[START OF RECORDS SHOWN]

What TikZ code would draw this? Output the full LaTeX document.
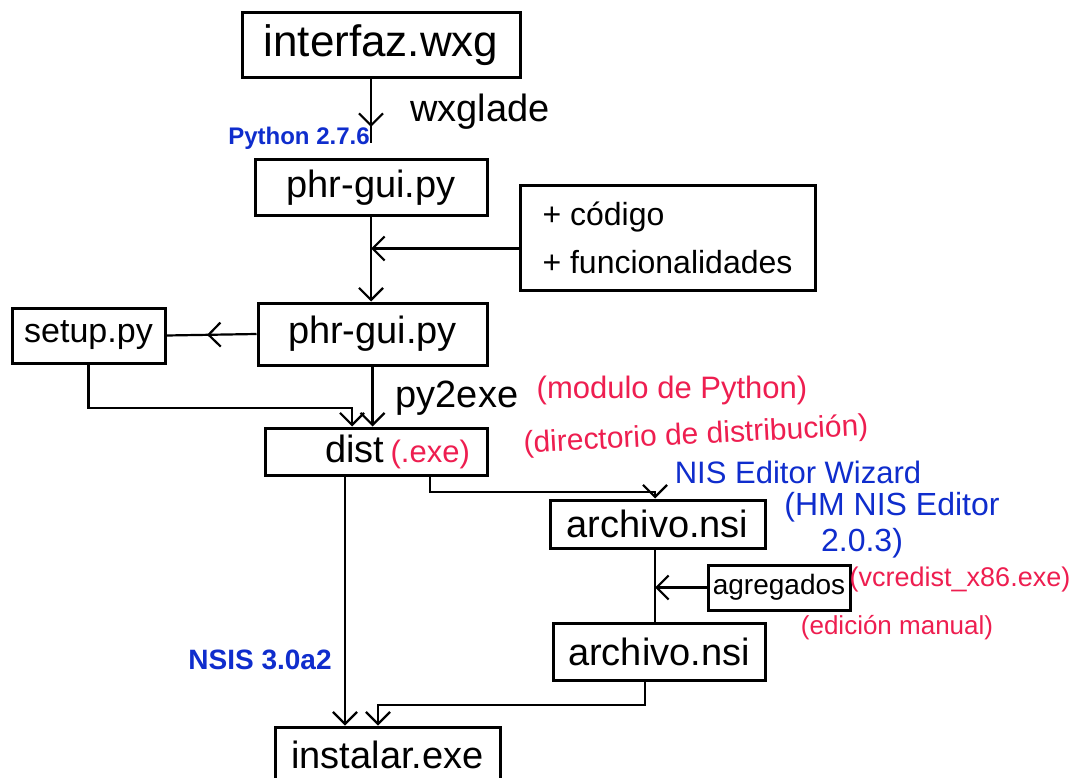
\documentclass[tikz,border=0pt]{standalone}
\usepackage{fontspec}
\setmainfont{Liberation Sans}
\usetikzlibrary{arrows.meta,decorations.markings,calc}
\definecolor{inkblue}{RGB}{15,45,205}
\definecolor{inkred}{RGB}{238,30,80}
\begin{document}
\begin{tikzpicture}[x=1pt,y=-1pt,
 box/.style={draw,line width=3pt,inner sep=0pt,font=\fontsize{38}{40}\selectfont},
 conn/.style={line width=2.2pt},
 arr/.style={conn,-{Straight Barb[length=12pt,width=24pt]}},
 midarr/.style={conn,postaction={decorate},decoration={markings,mark=at position #1 with {\arrow{Straight Barb[length=12pt,width=24pt]}}}},
 blk/.style={font=\fontsize{38}{40}\selectfont},
 redt/.style={text=inkred,font=\fontsize{31}{34}\selectfont},
 bluet/.style={text=inkblue,font=\fontsize{31}{34}\selectfont}]
\useasboundingbox (0,0) rectangle (1083,778);
\fill[white] (0,0) rectangle (1083,778);
% boxes
\node[box,minimum width=278pt,minimum height=65pt,font=\fontsize{44}{46}\selectfont] (interfaz) at (381,45.5) {interfaz.wxg};
\node[box,minimum width=232pt,minimum height=55pt] (phr1) at (371,187.5) {phr-gui.py};
\node[box,minimum width=295pt,minimum height=105pt,align=left,font=\fontsize{32}{48}\selectfont] (code) at (667.5,237.5) {+ código\\+ funcionalidades};
\node[box,minimum width=229pt,minimum height=62pt] (phr2) at (372.5,334) {phr-gui.py};
\node[box,minimum width=153pt,minimum height=55pt,font=\fontsize{34}{36}\selectfont] (setup) at (88.5,335.5) {setup.py};
\node[box,minimum width=222pt,minimum height=47pt] (dist) at (376,451.5) {\hspace*{43pt}dist\,\textcolor{inkred}{\fontsize{31}{34}\selectfont(.exe)}};
\node[box,minimum width=215pt,minimum height=48pt] (arch1) at (657.5,524) {archivo.nsi};
\node[box,minimum width=142pt,minimum height=45pt,font=\fontsize{28}{30}\selectfont] (agreg) at (779,587.5) {agregados};
\node[box,minimum width=212pt,minimum height=57pt] (arch2) at (659,651.5) {archivo.nsi};
\node[box,minimum width=225pt,minimum height=56pt] (inst) at (387.5,755) {instalar.exe};
% labels
\node[blk] (wxg) at (480,112) {wxglade};
\node[text=inkblue,font=\bfseries\fontsize{24}{26}\selectfont] (py276) at (299,138) {Python 2.7.6};
\node[blk] (p2e) at (457,398) {py2exe};
\node[redt] (modpy) at (672,390) {(modulo de Python)};
\node[redt,rotate=3,font=\fontsize{30}{32}\selectfont] (dirdist) at (696,436) {(directorio de distribución)};
\node[bluet] (nisw) at (798,472) {NIS Editor Wizard};
\node[bluet,font=\fontsize{32}{34}\selectfont] (hm1) at (892,507) {(HM NIS Editor};
\node[bluet,font=\fontsize{32}{34}\selectfont] (hm2) at (862,543) {2.0.3)};
\node[redt,font=\fontsize{27}{30}\selectfont] (vcr) at (960,580) {(vcredist\_x86.exe)};
\node[redt,font=\fontsize{26}{30}\selectfont] (edm) at (897,628) {(edición manual)};
\node[text=inkblue,font=\bfseries\fontsize{28}{30}\selectfont] (nsis) at (260,660) {NSIS 3.0a2};
% coordinates
\coordinate (k1) at (352,408);
\coordinate (k2) at (430,492);
\coordinate (k3) at (655,492);
\coordinate (k4) at (645,705);
\coordinate (k5) at (378,705);
\coordinate (k6) at (345,600);
% connectors
\draw[midarr=0.6,shorten >=15pt] (phr1.north |- interfaz.south) -- (phr1.north);
\draw[arr] (phr1.south) -- (phr1.south |- phr2.north);
\draw[arr] ([yshift=-11pt]code.west) -- ([yshift=-11pt]code.west -| phr1.south);
\draw[midarr=0.55] (phr2.west) -- (setup.east);
\draw[arr] (setup.south) |- (k1) -- (k1 |- dist.north);
\draw[arr] (phr2.south) -- (phr2.south |- dist.north);
\draw[arr] (k2 |- dist.south) -- (k2) -- (k3) -- (k3 |- arch1.north);
\draw[conn] (k3 |- arch1.south) -- (k3 |- arch2.north);
\draw[arr] (agreg.west) -- (agreg.west -| k3);
\draw[arr] (k4 |- arch2.south) -- (k4) -- (k5) -- (k5 |- inst.north);
\draw[arr] (k6 |- dist.south) -- (k6 |- inst.north);
\end{tikzpicture}
\end{document}
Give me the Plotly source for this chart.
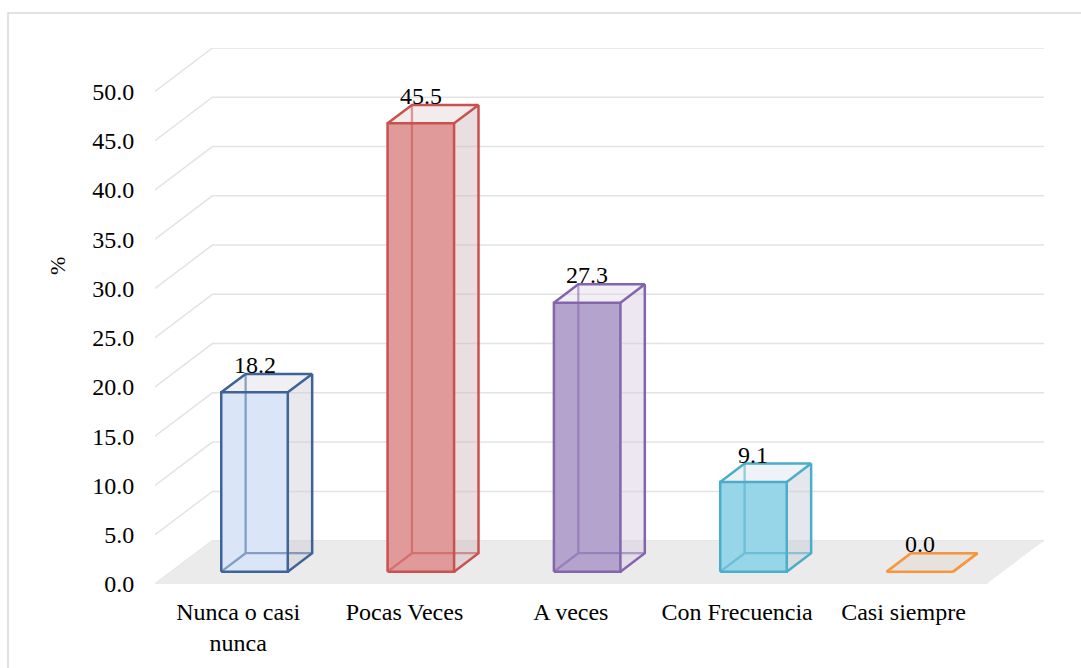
import plotly.graph_objects as go

# ---------------- data ----------------
categories = ["Nunca o casi<br>nunca", "Pocas Veces", "A veces", "Con Frecuencia", "Casi siempre"]
values = [18.2, 45.5, 27.3, 9.1, 0.0]
y_ticks = [0, 5, 10, 15, 20, 25, 30, 35, 40, 45, 50]
y_tick_labels = [f"{v:.1f}" for v in y_ticks]
y_title = "%"

# ---------------- style ----------------
FRONT = ["#dae6f8", "#e09a99", "#b3a3cd", "#96d6e8", "#f4dcc8"]
EDGE = ["#3e6397", "#c9514f", "#8465ac", "#4badc8", "#f7963f"]
SIDE = ["rgba(200,200,212,0.42)", "rgba(208,183,186,0.45)", "rgba(212,202,224,0.45)",
        "rgba(195,205,215,0.45)", "rgba(220,205,195,0.40)"]
TOP = ["rgba(215,215,228,0.40)", "rgba(225,205,207,0.40)", "rgba(220,212,232,0.40)",
       "rgba(215,222,232,0.40)", "rgba(225,215,205,0.45)"]
FONT = "Liberation Serif"
FS = 24

# oblique 3D projection (depth vector in axis units)
DX, DY = 0.345, 4.4
ZF, ZB = 0.285, 0.71     # bar depth position (front / back), fraction of floor depth
HW = 0.2                 # half bar width in category units
N = len(categories)


def proj(x, y, z):
    return x + z * DX, y + z * DY


def xy(points):
    xs, ys = [], []
    for p in points:
        if p is None:
            xs.append(None)
            ys.append(None)
        else:
            xs.append(p[0])
            ys.append(p[1])
    return xs, ys


fig = go.Figure()

# gridlines: left wall diagonals + back wall horizontals
for v in y_ticks:
    xs, ys = xy([proj(0, v, 0), proj(0, v, 1), proj(N, v, 1)])
    fig.add_trace(go.Scatter(x=xs, y=ys, mode="lines", line=dict(color="#e3e3e3", width=1.5),
                             hoverinfo="skip", showlegend=False))

# floor
xs, ys = xy([proj(0, 0, 0), proj(N, 0, 0), proj(N, 0, 1), proj(0, 0, 1), proj(0, 0, 0)])
fig.add_trace(go.Scatter(x=xs, y=ys, mode="lines", fill="toself", fillcolor="#ebebeb",
                         line=dict(width=0, color="#ebebeb"), hoverinfo="skip", showlegend=False))

annotations = []
for i, v in enumerate(values):
    c = i + 0.5
    xl, xr = c - HW, c + HW
    fbl, fbr = proj(xl, 0, ZF), proj(xr, 0, ZF)
    ftl, ftr = proj(xl, v, ZF), proj(xr, v, ZF)
    bbl, bbr = proj(xl, 0, ZB), proj(xr, 0, ZB)
    btl, btr = proj(xl, v, ZB), proj(xr, v, ZB)

    # right side face
    xs, ys = xy([fbr, bbr, btr, ftr, fbr])
    fig.add_trace(go.Scatter(x=xs, y=ys, mode="lines", fill="toself", fillcolor=SIDE[i],
                             line=dict(width=0), hoverinfo="skip", showlegend=False))
    # top face
    xs, ys = xy([ftl, ftr, btr, btl, ftl])
    fig.add_trace(go.Scatter(x=xs, y=ys, mode="lines", fill="toself", fillcolor=TOP[i],
                             line=dict(width=0), hoverinfo="skip", showlegend=False))
    # front face
    if v > 0:
        xs, ys = xy([fbl, fbr, ftr, ftl, fbl])
        fig.add_trace(go.Scatter(x=xs, y=ys, mode="lines", fill="toself", fillcolor=FRONT[i],
                                 line=dict(width=0), hoverinfo="skip", showlegend=False))
    # hidden edges (seen through)
    xs, ys = xy([fbl, bbl, bbr, None, bbl, btl])
    fig.add_trace(go.Scatter(x=xs, y=ys, mode="lines", line=dict(color=EDGE[i], width=2.3),
                             opacity=0.55, hoverinfo="skip", showlegend=False))
    # visible edges
    xs, ys = xy([fbl, fbr, ftr, ftl, fbl, None,
                 ftl, btl, btr, ftr, None,
                 fbr, bbr, btr])
    fig.add_trace(go.Scatter(x=xs, y=ys, mode="lines", line=dict(color=EDGE[i], width=2.5),
                             hoverinfo="skip", showlegend=False))

    lx, _ = proj(c, v, ZF)
    annotations.append(dict(x=lx, y=v + ZB * DY, xref="x", yref="y", text=f"{v:.1f}",
                            showarrow=False, yanchor="bottom", xanchor="center", yshift=-6,
                            font=dict(family=FONT, size=FS, color="black")))

# y-axis title
L, R, T, B = 155, 37, 48, 84
W, H = 1081, 668
pw, ph = W - L - R, H - T - B
annotations.append(dict(x=(57 - L) / pw, y=(H - B - 266) / ph, xref="paper", yref="paper",
                        xanchor="center", yanchor="middle",
                        text=y_title, textangle=-90, showarrow=False,
                        font=dict(family=FONT, size=22, color="black")))

# outer chart frame
shapes = [dict(type="rect", xref="paper", yref="paper",
               x0=(8 - L) / pw, x1=(W + 10 - L) / pw,
               y0=(H - B - (H + 10)) / ph, y1=(H - B - 13) / ph,
               line=dict(color="#d9d9d9", width=1.5), fillcolor="rgba(0,0,0,0)", layer="below")]

fig.update_layout(
    width=W, height=H,
    margin=dict(l=L, r=R, t=T, b=B, pad=0, autoexpand=False),
    paper_bgcolor="white", plot_bgcolor="white",
    showlegend=False,
    annotations=annotations,
    shapes=shapes,
    xaxis=dict(range=[0, N + DX], tickvals=[i + 0.5 for i in range(N)], ticktext=categories,
               showgrid=False, zeroline=False, showline=False, ticks="outside", ticklen=6,
               tickcolor="rgba(0,0,0,0)", tickfont=dict(family=FONT, size=FS, color="black"),
               automargin=False, fixedrange=True),
    yaxis=dict(range=[0, 50 + DY], tickvals=y_ticks, ticktext=y_tick_labels,
               showgrid=False, zeroline=False, showline=False, ticks="outside", ticklen=15,
               tickcolor="rgba(0,0,0,0)", tickfont=dict(family=FONT, size=FS, color="black"),
               automargin=False, fixedrange=True),
)

fig.write_html("out.html")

[END OF RECORDS SHOWN]

- TASK BRIEF -
In the listing above, find the line containing "Give me the Plotly source for this chart." and the line containing "fig = go.Figure()", then write out both of them and every line between, exactly, with no pictures.

- EXERCISE SOLUTION -
Give me the Plotly source for this chart.
import plotly.graph_objects as go

# ---------------- data ----------------
categories = ["Nunca o casi<br>nunca", "Pocas Veces", "A veces", "Con Frecuencia", "Casi siempre"]
values = [18.2, 45.5, 27.3, 9.1, 0.0]
y_ticks = [0, 5, 10, 15, 20, 25, 30, 35, 40, 45, 50]
y_tick_labels = [f"{v:.1f}" for v in y_ticks]
y_title = "%"

# ---------------- style ----------------
FRONT = ["#dae6f8", "#e09a99", "#b3a3cd", "#96d6e8", "#f4dcc8"]
EDGE = ["#3e6397", "#c9514f", "#8465ac", "#4badc8", "#f7963f"]
SIDE = ["rgba(200,200,212,0.42)", "rgba(208,183,186,0.45)", "rgba(212,202,224,0.45)",
        "rgba(195,205,215,0.45)", "rgba(220,205,195,0.40)"]
TOP = ["rgba(215,215,228,0.40)", "rgba(225,205,207,0.40)", "rgba(220,212,232,0.40)",
       "rgba(215,222,232,0.40)", "rgba(225,215,205,0.45)"]
FONT = "Liberation Serif"
FS = 24

# oblique 3D projection (depth vector in axis units)
DX, DY = 0.345, 4.4
ZF, ZB = 0.285, 0.71     # bar depth position (front / back), fraction of floor depth
HW = 0.2                 # half bar width in category units
N = len(categories)


def proj(x, y, z):
    return x + z * DX, y + z * DY


def xy(points):
    xs, ys = [], []
    for p in points:
        if p is None:
            xs.append(None)
            ys.append(None)
        else:
            xs.append(p[0])
            ys.append(p[1])
    return xs, ys


fig = go.Figure()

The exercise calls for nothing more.